Creamy Oven Baked Chicken (Printer-friendly)

Juicy chicken thighs baked in a rich garlic parmesan cream sauce, perfect for a comforting weeknight dinner.

# What You’ll Need:

→ Chicken

01 - 8 bone-in, skin-on chicken thighs

→ Dairy

02 - 1 cup heavy cream
03 - 1/2 cup grated Parmesan cheese
04 - 2 tablespoons unsalted butter

→ Vegetables and Aromatics

05 - 4 garlic cloves, minced
06 - 1 small yellow onion, finely chopped

→ Liquids

07 - 1/2 cup chicken broth

→ Spices and Seasonings

08 - 1 teaspoon kosher salt
09 - 1/2 teaspoon freshly ground black pepper
10 - 1/2 teaspoon smoked paprika
11 - 1 teaspoon dried thyme
12 - 1 teaspoon dried basil
13 - Fresh parsley, chopped, for garnish

# How to Make It:

01 - Preheat oven to 400°F. Position rack in the center of the oven.
02 - Pat the chicken thighs thoroughly dry with paper towels. Combine salt, black pepper, smoked paprika, dried thyme, and dried basil in a small bowl. Season all sides of each thigh evenly with the spice mixture.
03 - Melt butter in a large oven-safe skillet over medium-high heat. Place chicken thighs skin side down and sear for 3 to 4 minutes until the skin is deeply golden and crisp. Flip each piece and sear the opposite side for 2 minutes. Transfer chicken to a plate and set aside.
04 - Reduce heat to medium. Add the chopped onion to the same skillet and sauté for 2 minutes until softened. Stir in the minced garlic and cook for 1 minute until fragrant, being careful not to let it brown.
05 - Pour in the chicken broth, scraping up any browned bits from the bottom of the pan.
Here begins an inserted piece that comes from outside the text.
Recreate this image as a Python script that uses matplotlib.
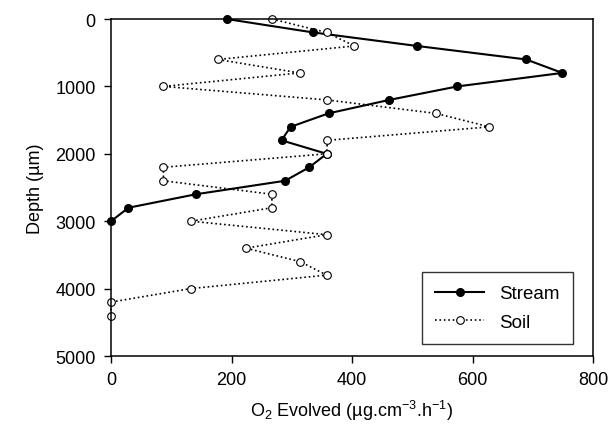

Add the heavy cream and grated Parmesan cheese, stirring constantly until the sauce is smooth and has slightly thickened, about 2 minutes.
06 - Return the chicken thighs to the skillet, arranging them skin side up. Spoon some of the cream sauce over the top of each piece. Transfer the skillet to the preheated oven and bake uncovered for 25 to 30 minutes, until the internal temperature of the chicken reaches 165°F and the sauce is bubbly.
07 - Remove from the oven and let rest for 2 to 3 minutes. Sprinkle generously with fresh chopped parsley and serve immediately while hot.

# Expert Tips:

01 -
  • The crispy golden skin on those thighs paired with a sauce so creamy you will want to drink it straight from the pan is genuinely unfair.
  • It reheats beautifully the next day which means you get two meals worth of happiness from one pan.
02 -
  • Drying the chicken thoroughly before seasoning is the single step that separates soggy skin from the kind that crackles when you bite it.
  • Do not stir the sauce after the chicken goes back in because you want the skin to stay exposed to the dry oven heat for maximum crispness.
03 -
  • Let the chicken rest for five minutes after it comes out of the oven so the juices redistribute instead of running out onto your plate.
  • A cast iron skillet holds and distributes heat more evenly than anything else and goes straight from stovetop to oven without thinking twice.